Sunday, January 30, 2011

'The Mechanic' 2011





This was the first film I saw in the last two weeks and it was fine as far as it went. The main problem was my expectations. I enjoy Jason Statham in many movies. He is a good go to tough guy and when I first heard about the movie I thought this was a pretty good bit of casting. One of my students in the summer Interpersonal class, got a chance to see this back in July at a test screening. He was not particularly enthusiastic, but I still had very high hopes. He did not know that it was a remake and this is fundamental to my difficulty relating to some of my students. They are often bright and friendly but many have no sense of the past. It is as if the world started when they became conscious of music or TV. The other day, the name of Billy Dee Williams came up in class and I said "Lando Calrissian", someone quipped, "how did you come up with that?", as if it were an obscure referent. Even the Star wars movies are somewhat abstract to many of them. So how could any of them appreciate the great Charles Bronson, a guy they would see as their great grandfather, based on age alone. And so it was that most people seeing this movie will have no expectation because they have no knowledge of what came before. This is probably a good thing for the current movies success but a bummer for those drawn in by the original.

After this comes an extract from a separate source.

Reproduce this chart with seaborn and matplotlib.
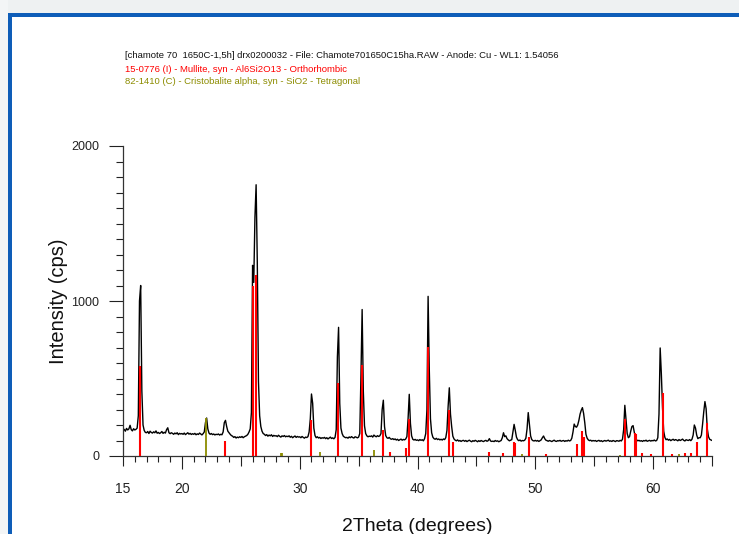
import numpy as np
import pandas as pd
import seaborn as sns
import matplotlib.pyplot as plt
from matplotlib.patches import Rectangle
from matplotlib.ticker import FixedLocator, MultipleLocator

# scan settings (step scan, 0.1 deg)
scan_start = 15.0
scan_step = 0.1

# measured counts, one row per degree: x.0 ... x.9
counts = [
    165, 172, 160, 178, 168, 175, 198, 170, 162, 176,   # 15
    168, 172, 180, 260, 1000, 1100, 420, 200, 165, 152, # 16
    150, 158, 145, 160, 152, 148, 156, 150, 162, 147,   # 17
    152, 145, 150, 158, 146, 153, 148, 170, 182, 150,   # 18
    144, 150, 146, 140, 148, 143, 150, 138, 146, 142,   # 19
    145, 140, 148, 138, 144, 150, 141, 146, 139, 144,   # 20
    140, 146, 137, 143, 139, 148, 142, 136, 144, 155,   # 21
    215, 245, 175, 148, 140, 145, 138, 142, 136, 140,   # 22
    138, 142, 135, 140, 137, 155, 215, 230, 190, 160,   # 23
    150, 140, 132, 128, 120, 125, 116, 122, 118, 124,   # 24
    120, 126, 118, 124, 128, 132, 140, 155, 175, 280,   # 25
    1230, 1120, 1540, 1750, 1250, 480, 260, 190, 160, 145,  # 26
    140, 132, 138, 128, 135, 130, 137, 126, 133, 129,   # 27
    131, 125, 134, 127, 122, 130, 126, 132, 124, 128,   # 28
    125, 130, 121, 127, 118, 124, 129, 120, 126, 122,   # 29
    124, 118, 126, 120, 115, 122, 119, 125, 155, 240,   # 30
    400, 340, 180, 132, 118, 124, 116, 120, 113, 118,   # 31
    115, 120, 112, 118, 110, 116, 122, 113, 117, 111,   # 32
    120, 170, 640, 830, 340, 180, 145, 128, 122, 118,   # 33
    120, 115, 123, 118, 125, 119, 116, 124, 121, 117,   # 34
    122, 145, 520, 945, 420, 195, 145, 130, 124, 128,   # 35
    126, 130, 122, 135, 128, 124, 131, 126, 130, 145,   # 36
    300, 360, 190, 132, 118, 114, 120, 111, 108, 112,   # 37
    106, 110, 103, 108, 100, 105, 109, 102, 107, 104,   # 38
    110, 125, 240, 398, 210, 130, 108, 103, 107, 101,   # 39
    104, 99, 106, 101, 105, 98, 112, 145, 300, 1030,    # 40
    560, 240, 150, 122, 112, 108, 114, 106, 110, 104,   # 41
    108, 103, 110, 106, 118, 165, 320, 440, 270, 190,   # 42
    128, 110, 102, 98, 104, 96, 100, 94, 99, 101,       # 43
    95, 100, 93, 98, 102, 96, 92, 99, 95, 101,          # 44
    97, 92, 99, 94, 100, 96, 93, 98, 101, 95,           # 45
    99, 112, 97, 94, 96, 93, 100, 95, 98, 92,           # 46
    96, 100, 118, 150, 125, 130, 112, 104, 98, 102,     # 47
    105, 155, 204, 165, 122, 105, 99, 103, 96, 100,     # 48
    98, 102, 115, 175, 280, 205, 130, 106, 99, 97,      # 49
    101, 96, 100, 94, 99, 104, 118, 129, 112, 102,      # 50
    99, 95, 100, 97, 93, 98, 102, 96, 94, 99,           # 51
    97, 101, 95, 98, 100, 94, 99, 96, 102, 97,          # 52
    100, 115, 155, 206, 190, 186, 200, 230, 270, 295,   # 53
    312, 275, 215, 140, 115, 104, 99, 102, 96, 100,     # 54
    97, 100, 94, 98, 101, 95, 99, 93, 97, 100,          # 55
    96, 99, 102, 95, 98, 94, 100, 97, 93, 99,           # 56
    98, 95, 101, 97, 108, 170, 327, 235, 145, 118,      # 57
    125, 160, 190, 196, 155, 118, 104, 98, 101, 96,     # 58
    99, 94, 100, 97, 102, 95, 98, 101, 96, 100,         # 59
    98, 103, 97, 100, 118, 270, 697, 530, 310, 160,     # 60
    120, 105, 110, 102, 107, 99, 104, 108, 101, 106,    # 61
    103, 98, 106, 100, 104, 109, 101, 97, 105, 102,     # 62
    100, 106, 99, 108, 135, 200, 180, 135, 112, 118,    # 63
    118, 135, 205, 285, 351, 305, 175, 125, 108, 104,   # 64
    100,                                                # 65
]

# reference patterns (stick positions / intensities)
mullite_2theta = [16.45, 23.65, 26.03, 26.32, 31.0, 33.25, 35.3, 37.07, 37.65, 39.0,
                  39.3, 40.92, 42.65, 43.0, 46.1, 47.3, 48.2, 48.3, 49.5, 50.9,
                  53.55, 54.0, 54.15, 57.65, 58.5, 58.58, 59.1, 59.85, 60.8, 61.6,
                  62.75, 63.2, 63.75, 64.6]
mullite_int = [580, 97, 1100, 1170, 232, 473, 587, 168, 25, 52,
               237, 705, 297, 90, 26, 20, 92, 85, 120, 15,
               75, 163, 120, 237, 146, 140, 20, 15, 404, 15,
               20, 18, 92, 210]

cristobalite_2theta = [22.08, 28.45, 28.5, 31.7, 36.3, 48.9, 57.2, 62.2]
cristobalite_int = [245, 20, 20, 25, 40, 12, 8, 10]

header = [
    ("[chamote 70  1650C-1,5h] drx0200032 - File: Chamote701650C15ha.RAW - Anode: Cu - WL1: 1.54056", "#111111"),
    ("15-0776 (I) - Mullite, syn - Al6Si2O13 - Orthorhombic", "#ff0000"),
    ("82-1410 (C) - Cristobalite alpha, syn - SiO2 - Tetragonal", "#8c8c00"),
]

scan = pd.DataFrame({"two_theta": scan_start + scan_step * np.arange(len(counts)),
                     "cps": counts})

sns.set_theme(style="ticks")
plt.rcParams["font.family"] = ["Liberation Sans", "DejaVu Sans"]

W, H = 739, 534
fig = plt.figure(figsize=(W / 100, H / 100), dpi=100, facecolor="white")

# window frame
fig.add_artist(Rectangle((0, 1 - 13 / H), 1, 13 / H, transform=fig.transFigure,
                         color="#eef1f2", lw=0))
fig.add_artist(Rectangle((0, 0), 8 / W, 1, transform=fig.transFigure,
                         color="#f3f5f6", lw=0))
fig.add_artist(Rectangle((8 / W, 1 - 16.5 / H), 1, 3.5 / H, transform=fig.transFigure,
                         color="#0e5db8", lw=0))
fig.add_artist(Rectangle((8 / W, 0), 3.5 / W, 1 - 13 / H, transform=fig.transFigure,
                         color="#0e5db8", lw=0))

ax = fig.add_axes([123 / W, 78 / H, 589 / W, 310 / H])
ax.set_facecolor("none")

sns.lineplot(data=scan, x="two_theta", y="cps", color="black", lw=1.0,
             estimator=None, ax=ax, zorder=2)
ax.vlines(mullite_2theta, 0, mullite_int, color="#ff0000", lw=1.5, zorder=3)
ax.vlines(cristobalite_2theta, 0, cristobalite_int, color="#8c8c00", lw=1.3, zorder=3)

ax.set_xlim(15, 65)
ax.set_ylim(0, 2000)
sns.despine(ax=ax)
for s in ["left", "bottom"]:
    ax.spines[s].set_color("#333333")
    ax.spines[s].set_linewidth(0.9)

ax.xaxis.set_major_locator(FixedLocator([15, 20, 30, 40, 50, 60]))
minor_x = [v for v in range(16, 66) if v % 10 != 0]
ax.xaxis.set_minor_locator(FixedLocator(minor_x))
ax.yaxis.set_major_locator(MultipleLocator(1000))
ax.yaxis.set_minor_locator(MultipleLocator(100))

ax.tick_params(axis="x", which="major", length=9.4, width=0.8, color="#222222",
               pad=9, labelsize=10, labelcolor="#222222")
ax.tick_params(axis="x", which="minor", length=4.3, width=0.8, color="#222222")
ax.tick_params(axis="y", which="major", length=10, width=0.8, color="#222222",
               pad=7, labelsize=9, labelcolor="#222222")
ax.tick_params(axis="y", which="minor", length=5, width=0.8, color="#222222")

# medium ticks at 15, 25, 35, ...
ax.xaxis.get_major_ticks()[0].tick1line.set_markersize(7.2)
for t, v in zip(ax.xaxis.get_minor_ticks(len(minor_x)), minor_x):
    if v % 5 == 0:
        t.tick1line.set_markersize(7.2)

ax.set_xlabel("2Theta (degrees)", fontsize=14, color="#111111")
ax.xaxis.label.set_va("baseline")
ax.xaxis.set_label_coords(0.5, -0.242)
ax.set_ylabel("Intensity (cps)", fontsize=14.5, color="#111111")
ax.yaxis.label.set_va("center")
ax.yaxis.set_label_coords(-0.11, 0.5)

for i, (txt, col) in enumerate(header):
    fig.text(125 / W, 1 - (56 + 13 * i) / H, txt, color=col, fontsize=6.8,
             ha="left", va="center")

fig.savefig("out.png", dpi=100, facecolor=fig.get_facecolor())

In the summer blog, I mentioned the Mechanic as a film I knew almost by heart. It was not on the list of summer movies I wrote about, but every time Charles Bronson is mentioned, "The Mechanic" is one of my go to images. The 2011 model is serviceable as an action film with some interesting twists, but it lacks the tension of the original. In the opening, there is a clever assassination, but we don't see it set up, there is no suspense, and although we can appreciate afterwords the originality of the approach, it doesn't set up the main character very well. All we learn is that he is ruthless and maybe a little too smart. In the original film, we see the first hit set up, we watch as the victim strolls through a set of ordinary activities as he is being stalked. We get a bird's eye view of the daily minutiae that makes up his life. The assassin, also watches, we see him planning but we do not immediately understand how he is going to carry out that kill. Then, we marvel at the clever way the observations have been followed and the murder committed. All of this is done without any dialogue, and our silent killer tells us more about his personality with thirty seconds of squeezing a ball of paraffin wax, than we get in an hour and a half with the new guy. This is another difference between film makers of today and those of the past. The screenwriter for the new version follows the story beats, but misses the nuance of the story. The action is jacked up quite a bit at the loss of suspense.

There is one good suspense scene in today's movie. Arthur Bishop, the title character, has taken on an apprentice,Steve, one that is loath to follow directions and is trying to make a mark for himself and get a little battle scarred along the way. Three weeks of set up is designed to get him close to another contract killer that is the subject of the current assignment. When the young apprentice backs away from the original plan, there is uncertainty as to how it will be resolved. A tough and brutal fight ensues and there is good reason to believe the outcome will be a disaster. Steve is played by Ben Foster in a crazy eyed manner reminiscent of the same kind of sidekick role he had in the remake of 3:10 to Yuma a couple of years ago. He had less screen time in that film, but was a more vivid character than the troubled psycho he plays in this film.

I did like the update that was done on the story in regards to the relationship between Bishop and the man who he works for and is destined to become a target. There is a greater sense of clarity concerning why he would care about the apprentice, but while it was more logical that the original it was less interesting. The consequences in the second half make a more driven plot element than the original, but the revenge theme is a well worn trope. Character is critical to making us care about the outcome when the protagonist is a bad guy, and the apprentice is a psycho. Statham's version of Arthur Bishop has some of the same quirks as in the original, but he does not sell it. The music, the car, the woman he has sex with, are all just costumes for him to put on, they do not seem like they are real. Bronson may have had a stoic face, but he sold isolation, superiority and menace without having to paint it on.

The contemporary music, and the style of shooting is solid. The movie has been put together well by people that are competent, but the script and the acting are the weak links in the film. I have been quoting an annoying line used by Jan Michael Vincent in the first version for more that thirty-five years. His character was an interesting jerk, but it was clear he was always an irritating guy from the way he delivered the lines. I cannot remember a single sentence from the movie today. There was nothing clever in the dialogue, and the acting consisted of character traits rather than true character. If the original had never existed, this movie might seem better, as it is, there is little to recommend it except for strict lovers of hard action. They screw around with the ending, so it is so much less memorable that the first film, and as a result deserves it's lesser status.